Birds that come from the north get a lot of attention, and there are southern birds that show up here, too. It’s likely that the motives of these species are different. The northern birds are migrants moving south from their breeding territories. The southern birds are pioneers looking to expand their ranges. The northern species are visitors; the southern birds are prospective residents. You might imagine the northerners are tourists while the southerners are immigrants.
The cardinal is prominent among the immigrants. Despite its common name, northern cardinal, this is a bird of the southeastern quarter of the continent, common as far north as southern Minnesota and less so farther north and west.
The cardinal has been expanding its range. The American Ornithologists’ Union monograph on the species notes, “It has taken advantage of moderate temperatures, human habitation and provisioning at bird feeders to expand its range northward.”
This has been a slow process. Cardinals have not yet become common this far north and west, even though they’ve been reported in North Dakota since the 1940s. In Manitoba, records go back to 1932.
Nesting records have become regular, but there aren’t many of them. For that reason, a cardinal always creates a stir among birders — and that is especially true of a female cardinal, since such a sighting suggests an increase in the cardinal population. That’s why a report of a female cardinal created a stir among local birders last week.
Cardinals are sexually dimorphic; males and females have different plumage. The male is brilliant red with a black mask. The female has a lesser mask and overall is grayish-green in color with more or less red on the feathers of the wings and tail. Young birds resemble females; males acquire the red plumage in their second year.
The cardinal is beloved wherever it is found. This attitude is expressed by the Manitoba Naturalists Association in its “Birds of Manitoba,” which opens its discussion by suggesting, “In a more perfect world, far more northern cardinals would be found in Manitoba.” The naturalists quote A.C. Bent, author of “Life Histories of North American Birds,” who said of the cardinal, “There is no more pleasing, soul-warming sight . . . when the ground is covered with snow and the world seems lifeless.”
Seven states have made the cardinal their avian emblem, making it the only bird more often chosen than North Dakota’s own western meadowlark, the official bird representative of six states. The most northwesterly state honoring the cardinal is Illinois.
The northern cardinal is not the only pioneering species that showed up on local bird counts.
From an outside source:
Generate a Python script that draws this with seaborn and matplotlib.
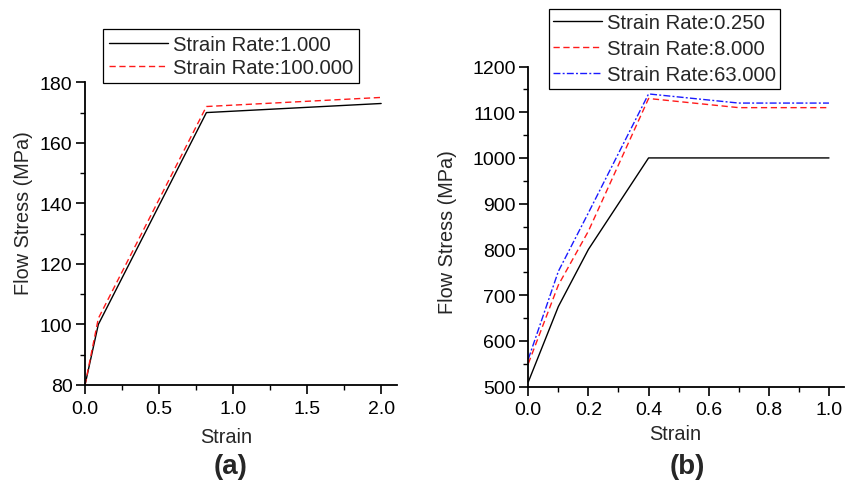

The red-bellied woodpecker was seen on Christmas bird counts in Grand Forks, Devils Lake and at Icelandic State Park near Cavalier, N.D. I believe this is the first time the species has been found on all three northeast North Dakota counts.
Like the cardinal, the red-bellied woodpecker is a southeastern bird. Remarkably, its range nearly matches the cardinal’s own.
Red-bellied woodpeckers are more recent arrivals here than northern cardinals. Perhaps that has something to do with the maturing of urban forests, which red-bellied woodpeckers seem to favor. Likely, the woodpeckers followed wooded river valleys to reach our area.
These species have responded to changes in habitat. In the case of the cardinal, “breeding range has expanded owing to three probably factors,” the AOU monograph states. These are “warmer climate, resulting in lesser snow depth and greater winter foraging opportunities; human encroachment into forested areas, increasing suitable edge habitat; and establishment of winter feeding stations, increasing food availability.”
The last two of these likely also apply to red-bellied woodpeckers, which prefer open woodlands rather than dense forested areas.
Both red-bellied woodpeckers and northern cardinals are resident birds, meaning they don’t migrate, instead spending the entire year in one area. Cardinals are known to be pioneers, and young male cardinals have sought breeding territories beyond the historic range of the species. This has been observed at least since the mid-1800s; historical accounts suggest that cardinals reached Ohio in the 1830s, Michigan in the 1880s and Minnesota and Wisconsin about 1900.
Here on the Plains, it’s been a long wait, but the signs are that cardinals are here to stay, if only in small numbers. Five were counted on the annual Grand Forks bird count held the week before Christmas.